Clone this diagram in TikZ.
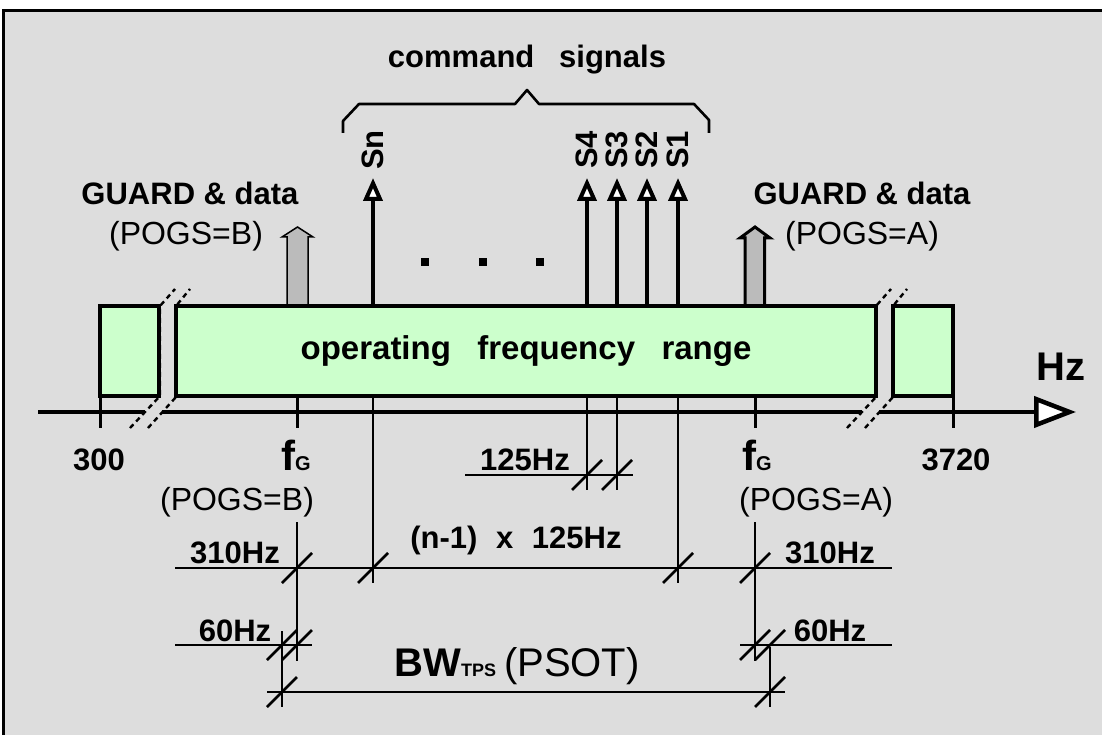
\documentclass[tikz,border=0pt]{standalone}
\usepackage{fontspec}
\setmainfont{Liberation Sans}
\usetikzlibrary{arrows.meta}
\definecolor{panel}{RGB}{221,221,221}
\definecolor{band}{RGB}{204,255,204}
\definecolor{guardgray}{RGB}{187,187,187}
\begin{document}
\begin{tikzpicture}[x=1pt,y=-1pt,
  lbl/.style={font=\fontsize{31}{36}\selectfont\bfseries, inner sep=0pt},
  reg/.style={font=\fontsize{32}{38}\selectfont, inner sep=0pt},
  bandbox/.style={draw, line width=3.5pt, fill=band, inner sep=0pt, outer sep=0pt},
  sig/.style={line width=4pt, -{Triangle[length=23pt,width=19pt,fill=white]}},
  axisln/.style={line width=4.5pt},
  tickln/.style={line width=3pt},
  dimline/.style={line width=2.6pt},
  brk/.style={line width=2.4pt, dash pattern=on 5pt off 4pt},
  guardarrow/.style={fill=guardgray, draw=black},
  slashmark/.pic={\draw[line width=2.6pt] (-15,15) -- (15,-15);}
]
\useasboundingbox (0,0) rectangle (1102,735);
\fill[white] (0,0) rectangle (1102,735);
\fill[panel] (3.5,11) rectangle (1102,735);
\draw[line width=3pt] (3.5,735) -- (3.5,11) -- (1102,11);

% brace and title
\node[lbl, anchor=base] (cmd) at (527,68) {command\hspace{0.8em}signals};
\draw[line width=2.6pt, line join=round]
  (343,133) -- (343,121) -- (359,104) -- (515,104) -- (527,90) -- (539,104)
  -- (694,104) -- (709,120) -- (709,133);

% signal arrows
\coordinate (sn0) at (373,306); \coordinate (snT) at (373,178);
\coordinate (s40) at (587,306); \coordinate (s4T) at (587,178);
\coordinate (s30) at (617,306); \coordinate (s3T) at (617,178);
\coordinate (s20) at (647,306); \coordinate (s2T) at (647,178);
\coordinate (s10) at (678,306); \coordinate (s1T) at (678,178);
\draw[sig] (sn0) -- (snT);
\draw[sig] (s40) -- (s4T);
\draw[sig] (s30) -- (s3T);
\draw[sig] (s20) -- (s2T);
\draw[sig] (s10) -- (s1T);
\node[lbl, rotate=90] (snL) at (373,150) {Sn};
\node[lbl, rotate=90] (s4L) at (587,150) {S4};
\node[lbl, rotate=90] (s3L) at (617,150) {S3};
\node[lbl, rotate=90] (s2L) at (647,150) {S2};
\node[lbl, rotate=90] (s1L) at (678,150) {S1};

% dots
\foreach \dx in {425,483,540} \fill (\dx-4,258) rectangle (\dx+4,266);

% guard arrows
\draw[guardarrow, line width=1.5pt] (287,306) -- (287,237) -- (282,237) -- (297.5,227)
  -- (313,237) -- (308,237) -- (308,306) -- cycle;
\draw[guardarrow, line width=3pt] (745,306) -- (745,238) -- (740,238) -- (755,227)
  -- (770,238) -- (764.5,238) -- (764.5,306) -- cycle;
\node[lbl, anchor=base] (gl) at (190,205) {GUARD \& data};
\node[reg, anchor=base] (gla) at (186,244) {(POGS=B)};
\node[lbl, anchor=base] (gr) at (862,205) {GUARD \& data};
\node[reg, anchor=base] (gra) at (862,245) {(POGS=A)};

% dimension lines (drawn under boxes)
\coordinate (dsn0) at (373,396); \coordinate (dsn1) at (373,583);
\coordinate (ds10) at (678,396); \coordinate (ds11) at (678,583);
\coordinate (ds40) at (587,396); \coordinate (ds41) at (587,490);
\coordinate (ds30) at (617,396); \coordinate (ds31) at (617,490);
\coordinate (fgl0) at (297,522); \coordinate (fgl1) at (297,661);
\coordinate (bwl0) at (282,631); \coordinate (bwl1) at (282,707);
\coordinate (fgr0) at (755,522); \coordinate (fgr1) at (755,661);
\coordinate (bwr0) at (770,647); \coordinate (bwr1) at (770,707);
\foreach \a/\b in {dsn0/dsn1,ds10/ds11,ds40/ds41,ds30/ds31,fgl0/fgl1,bwl0/bwl1,fgr0/fgr1,bwr0/bwr1}
  \draw[dimline] (\a) -- (\b);

% bands
\node[bandbox, minimum width=59pt, minimum height=90pt] (lb) at (129.5,351) {};
\node[bandbox, minimum width=700pt, minimum height=90pt, font=\fontsize{33}{38}\selectfont\bfseries] (range) at (526,351)
  {operating\hspace{0.8em}frequency\hspace{0.8em}range};
\node[bandbox, minimum width=60pt, minimum height=90pt] (rb) at (923,351) {};

% axis
\coordinate (ax0) at (38,412); \coordinate (axA) at (145,412);
\coordinate (axB) at (162,412); \coordinate (axC) at (862,412);
\coordinate (axD) at (879,412); \coordinate (axE) at (1076,412);
\draw[axisln] (ax0) -- (axA);
\draw[axisln] (axB) -- (axC);
\draw[axisln, -{Triangle[length=42pt,width=31pt,fill=white]}] (axD) -- (axE);
\node[lbl, anchor=base, font=\fontsize{40}{44}\selectfont\bfseries] (hz) at (1061,380) {Hz};

% break marks
\draw[brk] (130,428) -- (160,396) -- (160,306) -- (175,289);
\draw[brk] (148,428) -- (176,397) -- (176,306) -- (190,289);
\draw[brk] (847,428) -- (876,397) -- (876,306) -- (891,289);
\draw[brk] (865,428) -- (893,397) -- (893,306) -- (907,289);

% ticks
\draw[tickln] (100,396) -- (100,428);
\draw[tickln] (953,396) -- (953,428);
\draw[tickln] (297,398) -- (297,428);
\draw[tickln] (755,398) -- (755,428);
\node[lbl, anchor=base] (t300) at (99,470) {300};
\node[lbl, anchor=base] (t3720) at (956,470) {3720};
\node[anchor=base, inner sep=0pt] (fgl) at (296,470) {\fontsize{42}{46}\selectfont\bfseries f\fontsize{20}{24}\selectfont G};
\node[anchor=base, inner sep=0pt] (fgr) at (757,470) {\fontsize{42}{46}\selectfont\bfseries f\fontsize{20}{24}\selectfont G};
\node[reg, anchor=base] (pb) at (237,510) {(POGS=B)};
\node[reg, anchor=base] (pa) at (816,510) {(POGS=A)};

% horizontal dimension lines
\coordinate (h1a) at (465,475); \coordinate (h1b) at (633,475);
\coordinate (h2a) at (175,568); \coordinate (h2b) at (892,568);
\coordinate (h3a) at (175,645); \coordinate (h3b) at (312,645);
\coordinate (h4a) at (740,645); \coordinate (h4b) at (892,645);
\coordinate (h5a) at (267,692); \coordinate (h5b) at (785,692);
\foreach \a/\b in {h1a/h1b,h2a/h2b,h3a/h3b,h4a/h4b,h5a/h5b}
  \draw[dimline] (\a) -- (\b);
\foreach \px/\py in {587/475,617/475,297/568,373/568,678/568,755/568,282/645,297/645,755/645,770/645,282/692,770/692}
  \pic at (\px,\py) {slashmark};

\node[lbl, anchor=base] (d125) at (525,470) {125Hz};
\node[lbl, anchor=base] (dn) at (516,548) {(n-1)\hspace{0.6em}x\hspace{0.6em}125Hz};
\node[lbl, anchor=base] (d310l) at (235,563) {310Hz};
\node[lbl, anchor=base] (d310r) at (830,563) {310Hz};
\node[lbl, anchor=base] (d60l) at (235,641) {60Hz};
\node[lbl, anchor=base] (d60r) at (830,641) {60Hz};
\node[anchor=base, inner sep=0pt] (bw) at (517,676)
  {{\fontsize{40}{44}\selectfont\bfseries BW\fontsize{18}{22}\selectfont TPS}\hspace{8pt}\fontsize{40}{44}\selectfont(PSOT)};
\end{tikzpicture}
\end{document}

◇ ◇ ◇ ◇ ◇ ◇ ◇

*EXERCISE DIRECTIONS:*
Copy every line of the data exactly as written, excluding the pictures.

*FULL RESPONSE:*
Clone this diagram in TikZ.
\documentclass[tikz,border=0pt]{standalone}
\usepackage{fontspec}
\setmainfont{Liberation Sans}
\usetikzlibrary{arrows.meta}
\definecolor{panel}{RGB}{221,221,221}
\definecolor{band}{RGB}{204,255,204}
\definecolor{guardgray}{RGB}{187,187,187}
\begin{document}
\begin{tikzpicture}[x=1pt,y=-1pt,
  lbl/.style={font=\fontsize{31}{36}\selectfont\bfseries, inner sep=0pt},
  reg/.style={font=\fontsize{32}{38}\selectfont, inner sep=0pt},
  bandbox/.style={draw, line width=3.5pt, fill=band, inner sep=0pt, outer sep=0pt},
  sig/.style={line width=4pt, -{Triangle[length=23pt,width=19pt,fill=white]}},
  axisln/.style={line width=4.5pt},
  tickln/.style={line width=3pt},
  dimline/.style={line width=2.6pt},
  brk/.style={line width=2.4pt, dash pattern=on 5pt off 4pt},
  guardarrow/.style={fill=guardgray, draw=black},
  slashmark/.pic={\draw[line width=2.6pt] (-15,15) -- (15,-15);}
]
\useasboundingbox (0,0) rectangle (1102,735);
\fill[white] (0,0) rectangle (1102,735);
\fill[panel] (3.5,11) rectangle (1102,735);
\draw[line width=3pt] (3.5,735) -- (3.5,11) -- (1102,11);

% brace and title
\node[lbl, anchor=base] (cmd) at (527,68) {command\hspace{0.8em}signals};
\draw[line width=2.6pt, line join=round]
  (343,133) -- (343,121) -- (359,104) -- (515,104) -- (527,90) -- (539,104)
  -- (694,104) -- (709,120) -- (709,133);

% signal arrows
\coordinate (sn0) at (373,306); \coordinate (snT) at (373,178);
\coordinate (s40) at (587,306); \coordinate (s4T) at (587,178);
\coordinate (s30) at (617,306); \coordinate (s3T) at (617,178);
\coordinate (s20) at (647,306); \coordinate (s2T) at (647,178);
\coordinate (s10) at (678,306); \coordinate (s1T) at (678,178);
\draw[sig] (sn0) -- (snT);
\draw[sig] (s40) -- (s4T);
\draw[sig] (s30) -- (s3T);
\draw[sig] (s20) -- (s2T);
\draw[sig] (s10) -- (s1T);
\node[lbl, rotate=90] (snL) at (373,150) {Sn};
\node[lbl, rotate=90] (s4L) at (587,150) {S4};
\node[lbl, rotate=90] (s3L) at (617,150) {S3};
\node[lbl, rotate=90] (s2L) at (647,150) {S2};
\node[lbl, rotate=90] (s1L) at (678,150) {S1};

% dots
\foreach \dx in {425,483,540} \fill (\dx-4,258) rectangle (\dx+4,266);

% guard arrows
\draw[guardarrow, line width=1.5pt] (287,306) -- (287,237) -- (282,237) -- (297.5,227)
  -- (313,237) -- (308,237) -- (308,306) -- cycle;
\draw[guardarrow, line width=3pt] (745,306) -- (745,238) -- (740,238) -- (755,227)
  -- (770,238) -- (764.5,238) -- (764.5,306) -- cycle;
\node[lbl, anchor=base] (gl) at (190,205) {GUARD \& data};
\node[reg, anchor=base] (gla) at (186,244) {(POGS=B)};
\node[lbl, anchor=base] (gr) at (862,205) {GUARD \& data};
\node[reg, anchor=base] (gra) at (862,245) {(POGS=A)};

% dimension lines (drawn under boxes)
\coordinate (dsn0) at (373,396); \coordinate (dsn1) at (373,583);
\coordinate (ds10) at (678,396); \coordinate (ds11) at (678,583);
\coordinate (ds40) at (587,396); \coordinate (ds41) at (587,490);
\coordinate (ds30) at (617,396); \coordinate (ds31) at (617,490);
\coordinate (fgl0) at (297,522); \coordinate (fgl1) at (297,661);
\coordinate (bwl0) at (282,631); \coordinate (bwl1) at (282,707);
\coordinate (fgr0) at (755,522); \coordinate (fgr1) at (755,661);
\coordinate (bwr0) at (770,647); \coordinate (bwr1) at (770,707);
\foreach \a/\b in {dsn0/dsn1,ds10/ds11,ds40/ds41,ds30/ds31,fgl0/fgl1,bwl0/bwl1,fgr0/fgr1,bwr0/bwr1}
  \draw[dimline] (\a) -- (\b);

% bands
\node[bandbox, minimum width=59pt, minimum height=90pt] (lb) at (129.5,351) {};
\node[bandbox, minimum width=700pt, minimum height=90pt, font=\fontsize{33}{38}\selectfont\bfseries] (range) at (526,351)
  {operating\hspace{0.8em}frequency\hspace{0.8em}range};
\node[bandbox, minimum width=60pt, minimum height=90pt] (rb) at (923,351) {};

% axis
\coordinate (ax0) at (38,412); \coordinate (axA) at (145,412);
\coordinate (axB) at (162,412); \coordinate (axC) at (862,412);
\coordinate (axD) at (879,412); \coordinate (axE) at (1076,412);
\draw[axisln] (ax0) -- (axA);
\draw[axisln] (axB) -- (axC);
\draw[axisln, -{Triangle[length=42pt,width=31pt,fill=white]}] (axD) -- (axE);
\node[lbl, anchor=base, font=\fontsize{40}{44}\selectfont\bfseries] (hz) at (1061,380) {Hz};

% break marks
\draw[brk] (130,428) -- (160,396) -- (160,306) -- (175,289);
\draw[brk] (148,428) -- (176,397) -- (176,306) -- (190,289);
\draw[brk] (847,428) -- (876,397) -- (876,306) -- (891,289);
\draw[brk] (865,428) -- (893,397) -- (893,306) -- (907,289);

% ticks
\draw[tickln] (100,396) -- (100,428);
\draw[tickln] (953,396) -- (953,428);
\draw[tickln] (297,398) -- (297,428);
\draw[tickln] (755,398) -- (755,428);
\node[lbl, anchor=base] (t300) at (99,470) {300};
\node[lbl, anchor=base] (t3720) at (956,470) {3720};
\node[anchor=base, inner sep=0pt] (fgl) at (296,470) {\fontsize{42}{46}\selectfont\bfseries f\fontsize{20}{24}\selectfont G};
\node[anchor=base, inner sep=0pt] (fgr) at (757,470) {\fontsize{42}{46}\selectfont\bfseries f\fontsize{20}{24}\selectfont G};
\node[reg, anchor=base] (pb) at (237,510) {(POGS=B)};
\node[reg, anchor=base] (pa) at (816,510) {(POGS=A)};

% horizontal dimension lines
\coordinate (h1a) at (465,475); \coordinate (h1b) at (633,475);
\coordinate (h2a) at (175,568); \coordinate (h2b) at (892,568);
\coordinate (h3a) at (175,645); \coordinate (h3b) at (312,645);
\coordinate (h4a) at (740,645); \coordinate (h4b) at (892,645);
\coordinate (h5a) at (267,692); \coordinate (h5b) at (785,692);
\foreach \a/\b in {h1a/h1b,h2a/h2b,h3a/h3b,h4a/h4b,h5a/h5b}
  \draw[dimline] (\a) -- (\b);
\foreach \px/\py in {587/475,617/475,297/568,373/568,678/568,755/568,282/645,297/645,755/645,770/645,282/692,770/692}
  \pic at (\px,\py) {slashmark};

\node[lbl, anchor=base] (d125) at (525,470) {125Hz};
\node[lbl, anchor=base] (dn) at (516,548) {(n-1)\hspace{0.6em}x\hspace{0.6em}125Hz};
\node[lbl, anchor=base] (d310l) at (235,563) {310Hz};
\node[lbl, anchor=base] (d310r) at (830,563) {310Hz};
\node[lbl, anchor=base] (d60l) at (235,641) {60Hz};
\node[lbl, anchor=base] (d60r) at (830,641) {60Hz};
\node[anchor=base, inner sep=0pt] (bw) at (517,676)
  {{\fontsize{40}{44}\selectfont\bfseries BW\fontsize{18}{22}\selectfont TPS}\hspace{8pt}\fontsize{40}{44}\selectfont(PSOT)};
\end{tikzpicture}
\end{document}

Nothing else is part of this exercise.